For too long, many Republican politicians have simply branded themselves as Democrat lite, surrendering the moral high ground for bumper sticker tax slogans instead of drawing the hard moral distinction between the liberty of conservative principles, and the tyrannical nature of leftism.

Conservatives must stop giving in to the folly that the best arguments are ones that appeal to pocketbooks because while the issues of taxation and economics are very important and must be addressed, they are not the ultimate object of government. Lest we forget, the battle cry leading up to the American Revolution was not “No Taxation!” or “Lower Taxes!”, it was “No Taxation without Representation.”

The American Revolution was about the principle that there is no just government without the consent of the governed. Universal truths and principles are what motivated and convicted our Founding Fathers. Can we now, as conservatives, say the same? We absolutely should. After all, regardless of the practicality of an economic plan, for most Americans, economics is subject and secondary to morality.

The left makes their argument in terms of morality, and it’s time conservatives reclaimed the moral high ground that the truth of American Founding Principles entitles them to. As Thomas Jefferson said, the purpose of the Declaration of Independence was “not to find out new principles, or new arguments, never before thought of, not merely to say things which had never been said before; but to place before mankind the common sense of the subject.” Let conservatives once again place the common sense of the subject before the American people.

We Still Hold These Truths

Moving forward, freedom-loving Americans should push back against the bad policies and legislation of the incoming Democratic Party-controlled government, oppose cancel culture, and fight against the undermining of conservative values; all while giving Americans a vision statement of what America is, and what it should be.

Unlike the example set by many on the left over the past four years, or fringe elements on the right that countenance political violence, conservatives can respect and obey the laws and offices of the United States, while actively decrying and working to repeal the unjust laws and regulations coming from those offices. They can respect and have goodwill for fellow citizens whom they disagree with while resisting cancel culture, left-leaning media bias, and censorship. These things are not mutually exclusive, and the principles of the American Founding require that they must be fought for without even a hint of depraved and unjust political violence.

Every conservative can feel the pressure from a Democratic Party that is  working to undermine the principles America was founded on, faux “conservatives” like those in the Lincoln Project, and some Trump supporters who could very well follow him into a third party.
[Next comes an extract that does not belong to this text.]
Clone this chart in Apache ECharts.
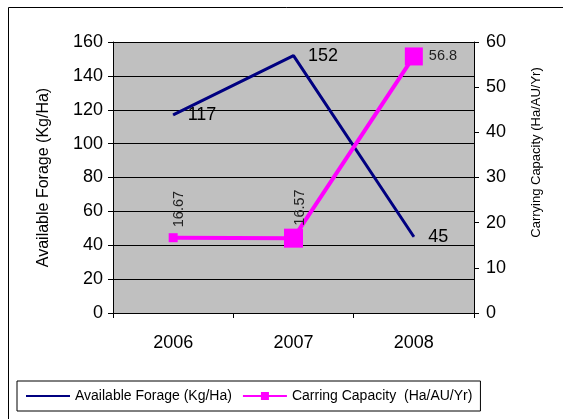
<!DOCTYPE html>
<html>
<head>
<meta charset="utf-8">
<script src="https://cdn.jsdelivr.net/npm/echarts@6/dist/echarts.min.js"></script>
<style>
  html, body { margin: 0; padding: 0; background: #fff; }
  #chart { width: 563px; height: 419px; }
</style>
</head>
<body>
<div id="chart"></div>
<script>
// 数据
const years = ['2006', '2007', '2008']
const forage = [117, 152, 45]
const capacity = [16.67, 16.57, 56.8]
const capacityLabels = ['16.67', '16.57', '56.8']
const capacityMarkSize = [9, 19, 18]

const myChart = echarts.init(document.getElementById('chart'))
const font = 'Liberation Sans, Arial, sans-serif'

myChart.setOption({
  animation: false,
  backgroundColor: '#fff',
  graphic: [{
    type: 'rect',
    shape: { x: 8.5, y: 7.5, width: 600, height: 500 },
    style: { fill: 'none', stroke: '#000', lineWidth: 1 },
    z: -1
  }],
  grid: {
    left: 113,
    top: 42,
    width: 361,
    height: 271,
    show: true,
    backgroundColor: '#c0c0c0',
    borderWidth: 0
  },
  legend: {
    left: 17,
    top: 381,
    width: 478,
    height: 34,
    padding: [8, 8, 8, 8],
    borderColor: '#000',
    borderWidth: 1,
    itemWidth: 44,
    itemHeight: 10,
    itemGap: 10,
    textStyle: { fontFamily: font, fontSize: 14, color: '#000' },
    data: [
      { name: 'Available Forage (Kg/Ha)', itemStyle: { opacity: 0 } },
      { name: 'Carring Capacity  (Ha/AU/Yr)' }
    ]
  },
  xAxis: {
    type: 'category',
    data: years,
    boundaryGap: true,
    axisLine: { lineStyle: { color: '#000', width: 1 } },
    axisTick: { show: true, length: 5, lineStyle: { color: '#000' } },
    axisLabel: { fontFamily: font, fontSize: 18, color: '#000', margin: 21 },
    splitLine: { show: false }
  },
  yAxis: [
    {
      type: 'value',
      min: 0,
      max: 160,
      interval: 20,
      name: 'Available Forage (Kg/Ha)',
      nameLocation: 'middle',
      nameGap: 61,
      nameTextStyle: { fontFamily: font, fontSize: 16, color: '#000' },
      axisLine: { show: true, lineStyle: { color: '#000' } },
      axisTick: { show: true, length: 5, lineStyle: { color: '#000' } },
      axisLabel: { fontFamily: font, fontSize: 18, color: '#000', margin: 10 },
      splitLine: { show: true, lineStyle: { color: '#000', width: 1 } }
    },
    {
      type: 'value',
      min: 0,
      max: 60,
      interval: 10,
      position: 'right',
      name: 'Carrying Capacity (Ha/AU/Yr)',
      nameLocation: 'middle',
      nameGap: 56,
      nameTextStyle: { fontFamily: font, fontSize: 13, color: '#000', padding: [0, 0, 0, 50] },
      axisLine: { show: true, lineStyle: { color: '#000' } },
      axisTick: { show: true, length: 5, lineStyle: { color: '#000' } },
      axisLabel: { fontFamily: font, fontSize: 18, color: '#000', margin: 12 },
      splitLine: { show: false }
    }
  ],
  series: [
    {
      name: 'Available Forage (Kg/Ha)',
      type: 'line',
      yAxisIndex: 0,
      data: forage,
      symbol: 'circle',
      symbolSize: 1,
      lineStyle: { color: '#000080', width: 3 },
      itemStyle: { color: '#000080' },
      label: {
        show: true,
        position: 'right',
        distance: 14,
        fontFamily: font,
        fontSize: 18,
        color: '#000'
      }
    },
    {
      name: 'Carring Capacity  (Ha/AU/Yr)',
      type: 'line',
      yAxisIndex: 1,
      data: capacity.map(function(v, i) {
        const item = { value: v, symbolSize: capacityMarkSize[i] }
        if (i < 2) {
          item.label = { position: 'top', rotate: 90, distance: i === 0 ? 6 : 3, align: 'left', verticalAlign: 'middle', offset: [0, 6] }
        } else {
          item.label = { position: 'right', distance: 6 }
        }
        return item
      }),
      symbol: 'rect',
      lineStyle: { color: '#ff00ff', width: 4 },
      itemStyle: { color: '#ff00ff' },
      label: {
        show: true,
        fontFamily: font,
        fontSize: 14.5,
        color: '#222',
        formatter: function(p) { return capacityLabels[p.dataIndex] }
      }
    }
  ]
})
window.addEventListener('resize', function() {
  myChart.resize()
})
</script>
</body>
</html>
None of this means it is time for conservatives to mentally check out, throw up their hands in surrender or fall into spiraling despair. Now is the time to stand by our country. Now is the time to let prudence and cool deliberation dictate how to move forward as we roll up our sleeves and get to work. Now is the time for courage.

Conservatives must fight for the same principles, understanding of human nature, natural rights, and liberty that our Founding Fathers fought for. Thomas Paine said, “These are the times that try men’s souls.” These words were written in the darkest hours of the American Revolution during the winter of 1776, yet they still apply for America in the winter of 2021.

Let this be the year conservatives declare, with the conviction that guarded the hearts of the American patriots in the winter of 1776, that we still hold these truths to be self-evident. The next few years will try the soul of every conservative, and whether we pass the trial is up to us.